We should also develop basic rules for FTL, since being the fastest thing in the setting inherently also makes it the most powerful weapon in the setting. Don't tie it to gravity wells, and don't try to explain it using sci-fi works because you're going to do a bad job of it. FTL is a prime candidate for being a 'black box' technology in the setting: IE, characters know what inputs go into it, and what results come out, but the interior operation isn't something we need to describe.

IMO gunbuster's FTL setup works the best for the setting: (You can ignore the video, it doesn't really show how the FTL is used in the setting, but it does include their unnecessary explanation: https://www.youtube.com/watch?v=6qYQEEsqSJY )

Because 'space is tricky' ships can only make short FTL jumps, and require multiple FTL jumps to reach anywhere. The time between jumps is also somewhat considerable as things like passing radiation can make it difficult to jump again. So lets go with the following rules:

1: You can only jump ~1ly at a time.
2: Conditions are such that you can't always immediately initiate a jump.
3: It takes a lot of time and energy to prepare a jump.
4: The intense radiation put out by stars makes it difficult to jump into a star system.

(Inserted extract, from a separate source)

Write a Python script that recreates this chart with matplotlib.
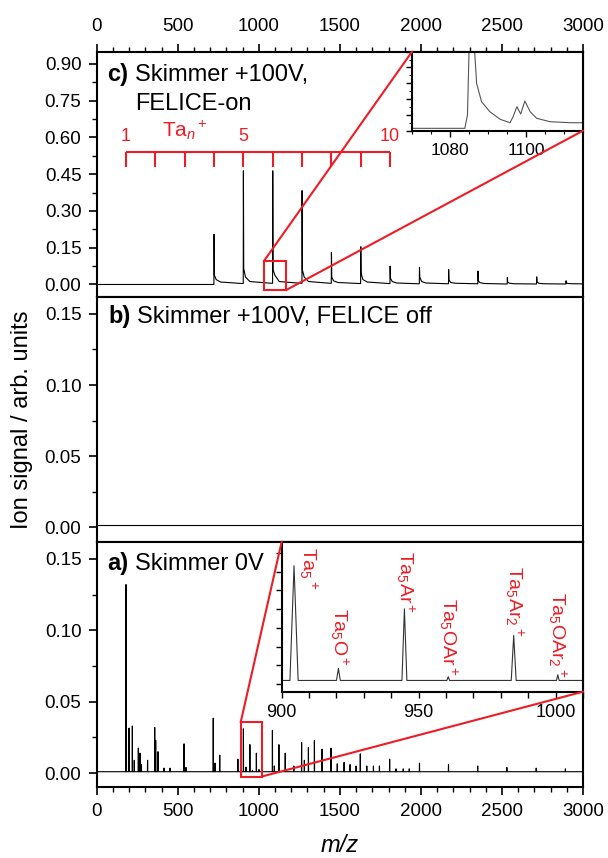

This solves a bunch of problems. This means that travel between areas in the setting can reasonable move at the speed of plot because the time it takes to travel between systems can vary. It means that you could reasonably see an enemy fleet approaching as they make the multiple jumps towards your star system provided you've got some sensor-things way out there. It also limits the ability for people to just instantly jump-away or FTL into a planet but still leave that door open if it fits whomever's story to do such a thing. This also gives us a pretty good excuse for why supply/support ships loaded with extra fuel/energy would be accompanying a ship on a voyage between star systems if you want such a thing.